This episode is the sixth in an eight-part series on Unlocking the Psychology of Customer Experience. Here, we explore the psychology we have regarding how human beings deal with predicting unpredictable outcomes. The discussion focuses on biases that influence how people perceive and assess probability and risk, impacting their judgment and decision-making processes.
We begin with a common bias in these situations, the Gambler’s Fallacy. In this scenario, individuals predict future random outcomes based on past results. It feels logical but isn’t and often results in poor decision-making.
For example, casinos will often put the results of the past few Roulette rolls to give patrons a history of what has happened with the wheel. Some gamblers might use this history to predict what is likely to happen next.
However, the marble doesn’t have a memory of what just happened or any control over what happens next. The next roll will be as random as the last roll. The history of the Roulette wheel is meaningless; it only serves the casino by exploiting patrons’ inability to realize the random nature of the spin and taking their money.
Another bias we discuss is the Hot Hand Fallacy, which influences people to believe that a streak of success in sports or other areas is sustainable despite statistical evidence.
The Gambler’s Fallacy and the Hot Hand Fallacy are not any more logical or rational than one another. The Hot Hand Fallacy differs because, at least, an athlete’s performance or a business outcome isn’t random. However, it isn’t any more likely to be right.
We also examine the Overconfidence Bias, which reveals how individuals tend to be overly confident in predicting outcomes, leading to misguided decisions. The Dunning-Kruger effect, a related phenomenon, highlights how individuals with limited knowledge of a topic may underestimate their competence.
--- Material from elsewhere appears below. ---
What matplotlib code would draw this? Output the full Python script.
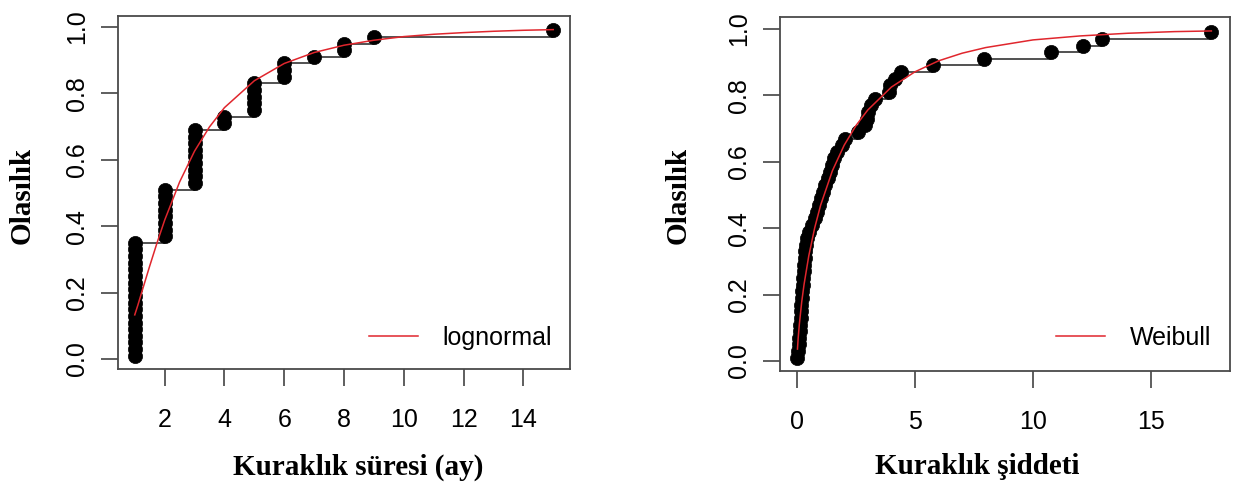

Colin is guilty of this regarding his ability and drive to learn about his SLR camera’s more nuanced settings. He opts for the automatic settings instead.
Moreover, the Endowment Effect is discussed, illustrating how people overvalue items they perceive as their own, influencing their willingness to part with them. The Hindsight Bias is also explored, revealing how people tend to believe that past events were more predictable than they were.
In this episode, you will also learn the following:
- The importance of ongoing learning and adaptation in navigating the complexities of human decision-making.
- The implications of these biases for customer experience design and decision-making in business.
- Strategies for mitigating the impact of cognitive biases on judgment and decision-making.
- Real-world examples of how these biases manifest in various contexts, such as investing, sports, and customer interactions.
- The role of awareness and education in addressing biases and improving decision-making processes.
- Practical steps for incorporating insights from behavioral economics into experience design and business strategy.